While we owe these studies much of our cumulated knowledge on the subject, they have contributed very little to shed light on what accounts for parties’ strategies online. Most of these studies have been descriptive (Newell, 2001; March, 2004; Vaccari, 2007; Lusoli et. al., 2008; Small, 2008). A few have systematically attempted to relate observed differences in party behavior online to explanatory variables (Norris, 2003; Gibson & Römmele, 2003; Padro-Solanet & Cardenal, 2008; Sudulich, 2009; Bastien, 2009; Foot et al. 2009; Chadwick & Anstead, 2009). But even those that have attempted to provide explanations (por exemple, Norris, 2003; Padro-Solanet & Cardenal, 2008; Sudulich, 2009) have not explained why factors such as party ideology, size and organization might affect party strategies online. In short, an integrated theory accounting for party behavior online is missing in this literature.
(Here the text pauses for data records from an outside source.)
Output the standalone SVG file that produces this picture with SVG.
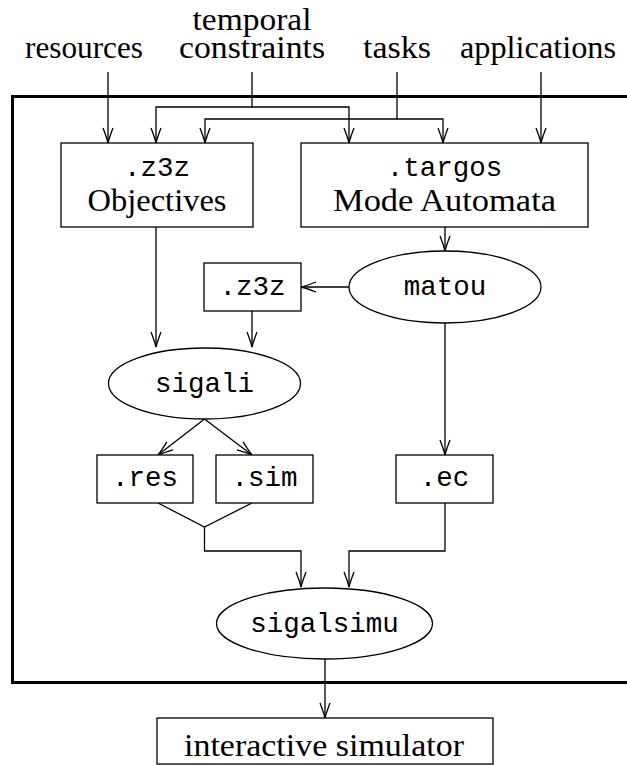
<svg xmlns="http://www.w3.org/2000/svg" width="627" height="765" viewBox="0 0 627 765">
<defs>
<marker id="arr" markerUnits="userSpaceOnUse" markerWidth="20" markerHeight="14" viewBox="-16 -7 18 14" refX="0" refY="0" orient="auto">
<path d="M-15,-5 Q-5,-1.2 0,0 Q-5,1.2 -15,5" fill="none" stroke="#000" stroke-width="1.3"/>
</marker>
<style>
.rm{font-family:"Liberation Serif","DejaVu Serif","Times New Roman",serif;font-size:32px;text-anchor:middle;fill:#000}
.tt{font-family:"Liberation Mono","DejaVu Sans Mono",monospace;font-size:27.5px;text-anchor:middle;fill:#000}
.n{fill:#fff;stroke:#000;stroke-width:1.3}
.c{fill:none;stroke:#000;stroke-width:1.3}
.a{marker-end:url(#arr)}
</style>
</defs>
<rect width="627" height="765" fill="#fff"/>
<path d="M640,96.5 H12.5 V682.5 H640" fill="none" stroke="#000" stroke-width="3"/>
<g id="labels">
<text class="rm" x="252" y="30" textLength="119" lengthAdjust="spacingAndGlyphs">temporal</text>
<text class="rm" x="84" y="58" textLength="118" lengthAdjust="spacingAndGlyphs">resources</text>
<text class="rm" x="252" y="58" textLength="146" lengthAdjust="spacingAndGlyphs">constraints</text>
<text class="rm" x="397" y="58" textLength="68" lengthAdjust="spacingAndGlyphs">tasks</text>
<text class="rm" x="538" y="58" textLength="156" lengthAdjust="spacingAndGlyphs">applications</text>
</g>
<g id="connectors">
<path class="c a" d="M108,72 V143"/>
<path class="c a" d="M252,72 V107 H156 V143"/>
<path class="c a" d="M252,107 H349 V143"/>
<path class="c a" d="M397,72 V119 H205 V143"/>
<path class="c a" d="M397,119 H443 V143"/>
<path class="c a" d="M541,72 V143"/>
<path class="c a" d="M156,227 V347"/>
<path class="c a" d="M445,227 V251"/>
<path class="c a" d="M349,287 H301"/>
<path class="c a" d="M252,311 V347"/>
<path class="c a" d="M204.5,419 L158,455"/>
<path class="c a" d="M204.5,419 L252,455"/>
<path class="c a" d="M445,323 V455"/>
<path class="c" d="M158,503 L204.5,527 L252,503"/>
<path class="c a" d="M204.5,527 V551 H301 V587"/>
<path class="c a" d="M445,503 V551 H349 V587"/>
<path class="c a" d="M325,659 V718"/>
</g>
<g id="objectives">
<rect class="n" x="61" y="143" width="192" height="84"/>
<text class="tt" x="157" y="176">.z3z</text>
<text class="rm" x="157" y="211" textLength="139" lengthAdjust="spacingAndGlyphs">Objectives</text>
</g>
<g id="targos">
<rect class="n" x="301" y="143" width="287" height="84"/>
<text class="tt" x="444.5" y="176">.targos</text>
<text class="rm" x="444.5" y="211" textLength="223" lengthAdjust="spacingAndGlyphs">Mode Automata</text>
</g>
<g id="matou">
<ellipse class="n" cx="445" cy="287" rx="96" ry="36"/>
<text class="tt" x="445" y="295">matou</text>
</g>
<g id="z3z">
<rect class="n" x="204" y="263" width="97" height="48"/>
<text class="tt" x="252.5" y="295">.z3z</text>
</g>
<g id="sigali">
<ellipse class="n" cx="204.5" cy="383.5" rx="96" ry="35.5"/>
<text class="tt" x="204.5" y="392">sigali</text>
</g>
<g id="res">
<rect class="n" x="97" y="455" width="96" height="48"/>
<text class="tt" x="145" y="486">.res</text>
</g>
<g id="sim">
<rect class="n" x="216" y="455" width="97" height="48"/>
<text class="tt" x="264.5" y="486">.sim</text>
</g>
<g id="ec">
<rect class="n" x="396" y="455" width="97" height="48"/>
<text class="tt" x="444.5" y="486">.ec</text>
</g>
<g id="sigalsimu">
<ellipse class="n" cx="324.5" cy="623.5" rx="108" ry="35.5"/>
<text class="tt" x="324.5" y="632">sigalsimu</text>
</g>
<g id="simulator">
<rect class="n" x="157" y="718" width="336" height="46"/>
<text class="rm" x="324" y="756" textLength="280" lengthAdjust="spacingAndGlyphs">interactive simulator</text>
</g>
</svg>
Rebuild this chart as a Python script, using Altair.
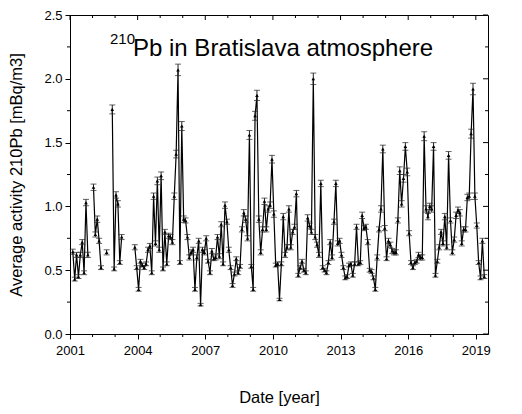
import altair as alt
import pandas as pd

# Monthly average 210Pb activity [mBq/m3] (None = no measurement); 2001 starts in February
act_2001 = [0.645, 0.43, 0.62, 0.45, 0.62, 0.72, 0.48, 1.03, 0.62, None, None]
act_2002 = [1.15, 0.78, 0.90, 0.73, 0.52, None, None, 0.64, None, None, 1.76, 0.51]
act_2003 = [1.09, 1.02, 0.56, 0.76, None, None, None, None, None, None, 0.68, 0.52]
act_2004 = [0.35, 0.57, 0.54, 0.52, 0.55, 0.66, 0.69, 0.48, 1.08, 0.71, 1.20, 0.66]
act_2005 = [1.24, 0.51, 0.80, 0.55, 0.77, 0.76, 0.72, 1.08, 1.41, 2.07, 0.56, 1.63]
act_2006 = [0.90, 0.89, 0.76, 0.60, 0.64, 0.66, 0.35, 0.60, 0.73, 0.23, 0.66, 0.64]
act_2007 = [0.75, 0.57, 0.48, 0.65, 0.59, 0.60, 0.76, 0.61, 0.86, 0.55, 1.01, 0.88]
act_2008 = [0.66, 0.52, 0.38, 0.47, 0.59, 0.48, 0.53, 0.82, 0.95, 0.90, 0.75, 1.56]
act_2009 = [0.53, 0.35, 1.71, 1.87, 0.90, 0.64, 0.82, 1.04, 0.82, 0.98, 1.01, 1.37]
act_2010 = [0.94, 0.54, 0.55, 0.27, 0.55, 0.92, 0.62, 0.68, 0.98, 0.68, 0.80, 0.84]
act_2011 = [1.10, 0.46, 0.52, 0.57, 0.50, 0.48, 0.91, 0.85, 0.80, 2.00, 0.76, 0.70]
act_2012 = [0.62, 1.18, 0.52, 0.50, 0.48, 0.56, 0.72, 0.60, 0.88, 1.18, 0.71, 0.73]
act_2013 = [0.62, 0.52, 0.44, 0.45, 0.54, 0.55, 0.46, 0.55, 0.84, 0.55, 0.56, 0.93]
act_2014 = [0.83, 0.84, 0.72, 0.50, 0.49, 0.44, 0.35, 0.60, 0.82, 0.98, 1.45, 0.83]
act_2015 = [0.59, 0.73, 0.70, 0.65, 0.64, 0.64, 0.89, 1.28, 1.02, 1.22, 1.47, 1.27]
act_2016 = [0.79, 0.56, 0.52, 0.56, 0.57, 0.62, 0.60, 0.60, 1.55, 0.98, 0.92, 1.00]
act_2017 = [0.98, 1.47, 0.46, 0.57, 0.68, 0.80, 0.71, 0.92, 0.68, 1.40, 0.89, 0.64]
act_2018 = [0.74, 0.93, 0.97, 0.95, 0.71, 0.82, 0.82, 1.07, 1.08, 1.57, 1.92, 1.08]
act_2019 = [0.85, 0.56, 0.44, 0.73, 0.45]

# Uncertainty (half-length of error bars)
err_2001 = [0.02, 0.015, 0.02, 0.015, 0.02, 0.02, 0.015, 0.025, 0.02, None, None]
err_2002 = [0.025, 0.02, 0.025, 0.02, 0.015, None, None, 0.02, None, None, 0.035, 0.015]
err_2003 = [0.025, 0.025, 0.015, 0.02, None, None, None, None, None, None, 0.02, 0.015]
err_2004 = [0.015, 0.015, 0.015, 0.015, 0.015, 0.02, 0.02, 0.015, 0.025, 0.02, 0.03, 0.02]
err_2005 = [0.03, 0.015, 0.02, 0.015, 0.02, 0.02, 0.02, 0.025, 0.03, 0.045, 0.015, 0.035]
err_2006 = [0.025, 0.02, 0.02, 0.02, 0.02, 0.02, 0.015, 0.02, 0.02, 0.01, 0.02, 0.02]
err_2007 = [0.02, 0.015, 0.015, 0.02, 0.015, 0.02, 0.02, 0.02, 0.02, 0.015, 0.025, 0.02]
err_2008 = [0.02, 0.015, 0.015, 0.015, 0.015, 0.015, 0.015, 0.02, 0.025, 0.025, 0.02, 0.035]
err_2009 = [0.015, 0.015, 0.035, 0.04, 0.025, 0.02, 0.02, 0.025, 0.02, 0.025, 0.025, 0.03]
err_2010 = [0.025, 0.015, 0.015, 0.01, 0.015, 0.025, 0.02, 0.02, 0.025, 0.02, 0.02, 0.02]
err_2011 = [0.025, 0.015, 0.015, 0.015, 0.015, 0.015, 0.025, 0.02, 0.02, 0.045, 0.02, 0.02]
err_2012 = [0.02, 0.025, 0.015, 0.015, 0.015, 0.015, 0.02, 0.02, 0.02, 0.025, 0.02, 0.02]
err_2013 = [0.02, 0.015, 0.015, 0.015, 0.015, 0.015, 0.015, 0.015, 0.02, 0.015, 0.015, 0.025]
err_2014 = [0.02, 0.02, 0.02, 0.015, 0.015, 0.015, 0.015, 0.02, 0.02, 0.025, 0.03, 0.02]
err_2015 = [0.015, 0.02, 0.02, 0.02, 0.02, 0.02, 0.02, 0.03, 0.025, 0.03, 0.03, 0.03]
err_2016 = [0.02, 0.015, 0.015, 0.015, 0.015, 0.02, 0.02, 0.02, 0.035, 0.025, 0.025, 0.025]
err_2017 = [0.025, 0.03, 0.015, 0.015, 0.02, 0.02, 0.02, 0.025, 0.02, 0.03, 0.02, 0.02]
err_2018 = [0.02, 0.025, 0.025, 0.025, 0.02, 0.02, 0.02, 0.025, 0.025, 0.035, 0.045, 0.025]
err_2019 = [0.02, 0.015, 0.015, 0.02, 0.015]

YEARS = list(range(2001, 2020))
ACT = [act_2001, act_2002, act_2003, act_2004, act_2005, act_2006, act_2007, act_2008,
       act_2009, act_2010, act_2011, act_2012, act_2013, act_2014, act_2015, act_2016,
       act_2017, act_2018, act_2019]
ERR = [err_2001, err_2002, err_2003, err_2004, err_2005, err_2006, err_2007, err_2008,
       err_2009, err_2010, err_2011, err_2012, err_2013, err_2014, err_2015, err_2016,
       err_2017, err_2018, err_2019]
FIRST_MONTH = {2001: 2}

MAJOR_YEARS = [2001, 2004, 2007, 2010, 2013, 2016, 2019]
MINOR_YEARS = [2002, 2003, 2005, 2006, 2008, 2009, 2011, 2012, 2014, 2015, 2017, 2018]
MAJOR_Y = [0.0, 0.5, 1.0, 1.5, 2.0, 2.5]
MINOR_Y = [0.25, 0.75, 1.25, 1.75, 2.25]

rows = []
seg = 0
prev_none = True
for yr, vals, errs in zip(YEARS, ACT, ERR):
    m0 = FIRST_MONTH.get(yr, 1)
    for k, (v, e) in enumerate(zip(vals, errs)):
        month = m0 + k
        if v is None:
            prev_none = True
            continue
        if prev_none:
            seg += 1
            prev_none = False
        rows.append({"t": yr + (month - 0.5) / 12.0, "v": v,
                     "lo": v - e, "hi": v + e, "seg": seg})
df = pd.DataFrame(rows)

W, H = 418, 319
FONT = "Liberation Sans"

xscale = alt.Scale(domain=[2001, 2019.54], nice=False, zero=False)
yscale = alt.Scale(domain=[0, 2.5], nice=False, zero=True)

X = alt.X("t:Q", scale=xscale,
          axis=alt.Axis(values=MAJOR_YEARS, format="d", title="Date [year]",
                        tickSize=5, labelPadding=5, titlePadding=32, grid=False,
                        labelFlush=False))
Y = alt.Y("v:Q", scale=yscale,
          axis=alt.Axis(values=MAJOR_Y, format=".1f",
                        title="Average activity 210Pb [mBq/m3]",
                        tickSize=5, labelPadding=3, titlePadding=19, grid=False,
                        labelFlush=False))

base = alt.Chart(df)
line = base.mark_line(color="black", strokeWidth=1.2).encode(x=X, y=Y, detail="seg:N")
bars = base.mark_rule(color="#222222", strokeWidth=1).encode(
    x=X, y=alt.Y("lo:Q", scale=yscale), y2="hi:Q")
cap_lo = base.mark_tick(orient="horizontal", size=6, thickness=1, color="#222222").encode(
    x=X, y=alt.Y("lo:Q", scale=yscale))
cap_hi = base.mark_tick(orient="horizontal", size=6, thickness=1, color="#222222").encode(
    x=X, y=alt.Y("hi:Q", scale=yscale))
pts = base.mark_point(shape="triangle-up", filled=True, size=13, color="black",
                      opacity=1).encode(x=X, y=Y)

# minor / mirrored ticks
minx = pd.DataFrame({"t": MINOR_YEARS})
majx = pd.DataFrame({"t": MAJOR_YEARS})
miny = pd.DataFrame({"v": MINOR_Y})
majy = pd.DataFrame({"v": MAJOR_Y})

tk = dict(color="black", strokeWidth=1)
bot_minor = alt.Chart(minx).mark_rule(**tk).encode(x=X, y=alt.value(H), y2=alt.value(H + 3))
top_minor = alt.Chart(minx).mark_rule(**tk).encode(x=X, y=alt.value(0), y2=alt.value(3))
top_major = alt.Chart(majx).mark_rule(**tk).encode(x=X, y=alt.value(0), y2=alt.value(5))
left_minor = alt.Chart(miny).mark_rule(**tk).encode(y=Y, x=alt.value(0), x2=alt.value(-3))
right_minor = alt.Chart(miny).mark_rule(**tk).encode(y=Y, x=alt.value(W), x2=alt.value(W - 3))
right_major = alt.Chart(majy).mark_rule(**tk).encode(y=Y, x=alt.value(W), x2=alt.value(W - 5))

one = pd.DataFrame({"a": [0]})
sup = alt.Chart(one).mark_text(text="210", fontSize=15, font=FONT, align="left",
                               baseline="alphabetic", color="black").encode(
    x=alt.value(40), y=alt.value(29))
ttl = alt.Chart(one).mark_text(text="Pb in Bratislava atmosphere", fontSize=24, font=FONT,
                               align="left", baseline="alphabetic", color="black").encode(
    x=alt.value(63), y=alt.value(41))

chart = alt.layer(line, bars, cap_lo, cap_hi, pts,
                  bot_minor, top_minor, top_major, left_minor, right_minor, right_major,
                  sup, ttl).properties(
    width=W, height=H,
    background="white",
    autosize=alt.AutoSizeParams(type="none"),
    padding={"left": 62, "top": 7, "right": 20, "bottom": 72},
).configure_view(stroke="black", strokeWidth=1).configure_axis(
    labelFont=FONT, titleFont=FONT, labelFontSize=13, titleFontSize=16.5,
    titleFontWeight="normal", labelColor="black", titleColor="black",
    domainColor="black", tickColor="black", domainWidth=1, tickWidth=1,
)

chart.save("out.html", embed_options={"renderer": "svg", "actions": False})
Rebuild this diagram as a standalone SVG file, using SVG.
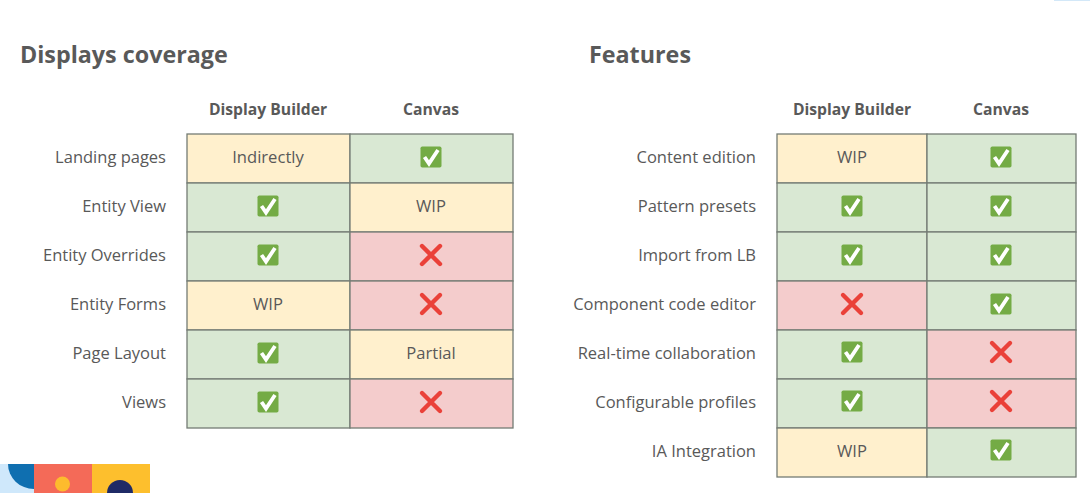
<svg xmlns="http://www.w3.org/2000/svg" width="1090" height="493" viewBox="0 0 1090 493">
<style>
text{font-family:"Open Sans","Noto Sans","Liberation Sans",sans-serif;fill:#595959}
.title{font-size:23.3px;font-weight:700}
.head{font-size:15.7px;font-weight:700;text-anchor:middle}
.lbl{font-size:16.5px;text-anchor:end}
.val{font-size:16.6px;text-anchor:middle}
.g{fill:#d9e8d3}.y{fill:#fff0cd}.r{fill:#f4cccc}
.cell{stroke:#747c74;stroke-width:1.3}
</style>
<defs>
<g id="ok"><rect x="-10.500" y="-10.500" width="21" height="21" rx="1.800" fill="#74ab45"/><path d="M-6.500 0L-2 6.500L7-7" fill="none" stroke="#fff" stroke-width="3.800"/></g>
<g id="no"><path d="M-9-9L9 9M9-9L-9 9" fill="none" stroke="#ea4139" stroke-width="4.400" stroke-linecap="round"/></g>
</defs>
<rect width="1090" height="493" fill="#fff"/>
<rect x="1054" y="0" width="36" height="1" fill="#d3e8f8"/>
<g id="logo">
<rect x="0" y="464" width="34" height="29" fill="#cfe8fb"/>
<path d="M8 464H34V489A26 25 0 0 1 8 464Z" fill="#0f6fb0"/>
<rect x="34" y="464" width="58" height="29" fill="#f46a58"/>
<circle cx="62.500" cy="484" r="7.500" fill="#fdbb2d"/>
<rect x="92" y="464" width="58" height="29" fill="#fdbf2d"/>
<circle cx="120" cy="493" r="13" fill="#1f2a66"/>
</g>
<text class="title" x="20" y="63">Displays coverage</text>
<text class="title" x="589" y="63">Features</text>
<g id="left-table-header">
<text class="head" x="268" y="115">Display Builder</text>
<text class="head" x="431" y="115">Canvas</text>
</g>
<g id="left-table">
<g id="l1"><text class="lbl" x="166" y="163">Landing pages</text><rect class="cell y" x="187" y="134" width="163" height="49"/><text class="val" x="268" y="163">Indirectly</text><rect class="cell g" x="350" y="134" width="163" height="49"/><use href="#ok" x="431" y="157"/></g>
<g id="l2"><text class="lbl" x="166" y="212">Entity View</text><rect class="cell g" x="187" y="183" width="163" height="49"/><use href="#ok" x="268" y="206"/><rect class="cell y" x="350" y="183" width="163" height="49"/><text class="val" x="431" y="212">WIP</text></g>
<g id="l3"><text class="lbl" x="166" y="261">Entity Overrides</text><rect class="cell g" x="187" y="232" width="163" height="49"/><use href="#ok" x="268" y="255"/><rect class="cell r" x="350" y="232" width="163" height="49"/><use href="#no" x="431" y="255"/></g>
<g id="l4"><text class="lbl" x="166" y="310">Entity Forms</text><rect class="cell y" x="187" y="281" width="163" height="49"/><text class="val" x="268" y="310">WIP</text><rect class="cell r" x="350" y="281" width="163" height="49"/><use href="#no" x="431" y="304"/></g>
<g id="l5"><text class="lbl" x="166" y="359">Page Layout</text><rect class="cell g" x="187" y="330" width="163" height="49"/><use href="#ok" x="268" y="353"/><rect class="cell y" x="350" y="330" width="163" height="49"/><text class="val" x="431" y="359">Partial</text></g>
<g id="l6"><text class="lbl" x="166" y="408">Views</text><rect class="cell g" x="187" y="379" width="163" height="49"/><use href="#ok" x="268" y="402"/><rect class="cell r" x="350" y="379" width="163" height="49"/><use href="#no" x="431" y="402"/></g>
</g>
<g id="right-table-header">
<text class="head" x="852" y="115">Display Builder</text>
<text class="head" x="1001" y="115">Canvas</text>
</g>
<g id="right-table">
<g id="r1"><text class="lbl" x="756" y="163">Content edition</text><rect class="cell y" x="777" y="134" width="150" height="49"/><text class="val" x="852" y="163">WIP</text><rect class="cell g" x="927" y="134" width="149" height="49"/><use href="#ok" x="1001" y="157"/></g>
<g id="r2"><text class="lbl" x="756" y="212">Pattern presets</text><rect class="cell g" x="777" y="183" width="150" height="49"/><use href="#ok" x="852" y="206"/><rect class="cell g" x="927" y="183" width="149" height="49"/><use href="#ok" x="1001" y="206"/></g>
<g id="r3"><text class="lbl" x="756" y="261">Import from LB</text><rect class="cell g" x="777" y="232" width="150" height="49"/><use href="#ok" x="852" y="255"/><rect class="cell g" x="927" y="232" width="149" height="49"/><use href="#ok" x="1001" y="255"/></g>
<g id="r4"><text class="lbl" x="756" y="310">Component code editor</text><rect class="cell r" x="777" y="281" width="150" height="49"/><use href="#no" x="852" y="304"/><rect class="cell g" x="927" y="281" width="149" height="49"/><use href="#ok" x="1001" y="304"/></g>
<g id="r5"><text class="lbl" x="756" y="359">Real-time collaboration</text><rect class="cell g" x="777" y="330" width="150" height="49"/><use href="#ok" x="852" y="352"/><rect class="cell r" x="927" y="330" width="149" height="49"/><use href="#no" x="1001" y="352"/></g>
<g id="r6"><text class="lbl" x="756" y="408">Configurable profiles</text><rect class="cell g" x="777" y="379" width="150" height="49"/><use href="#ok" x="852" y="401"/><rect class="cell r" x="927" y="379" width="149" height="49"/><use href="#no" x="1001" y="401"/></g>
<g id="r7"><text class="lbl" x="756" y="457">IA Integration</text><rect class="cell y" x="777" y="428" width="150" height="49"/><text class="val" x="852" y="457">WIP</text><rect class="cell g" x="927" y="428" width="149" height="49"/><use href="#ok" x="1001" y="450"/></g>
</g>
</svg>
This chapter represents a first attempt to build an integrated theory accounting for party behavior online. Drawing on assumptions from the rational choice model about party motivations and behavior, an integrated framework accounting for party strategies online is proposed. To start building this theory I depart from the assumption that parties have one overriding goal: to maximize electoral support. Parties may have other goals, but I argue that maximizing support is their one overriding goal. In this sense, this study departs from others (Römmele, 2003; Gibson & Römmele, 2003; Sudulich, 2007) that attempt to explain party behavior online according to different party goals.2

Assuming that parties’ goal is to maximize political support, the question that follows is: how are parties using the internet to further this goal? Are parties fully exploiting the new media to mobilize political support? And if they are or they are not, what accounts for their different strategies online? To start thinking about this question I use a cost-benefit approach and argue that parties will exploit the internet for political mobilization when the expected benefits of this decision overweight the costs. A key argument of this chapter is that using the new media to mobilize support may have costs for parties by interfering with their communication and organization strategies. Parties that are large, in the opposition, non-ideological or highly cohesive, and with small bureaucracies are in an advantage to compete for additional votes and support through the Internet. Hence, holding other factors constant, these parties will be expected to use the internet more intensively to mobilize support than parties that are ideological and have large extra-parliamentary organizations.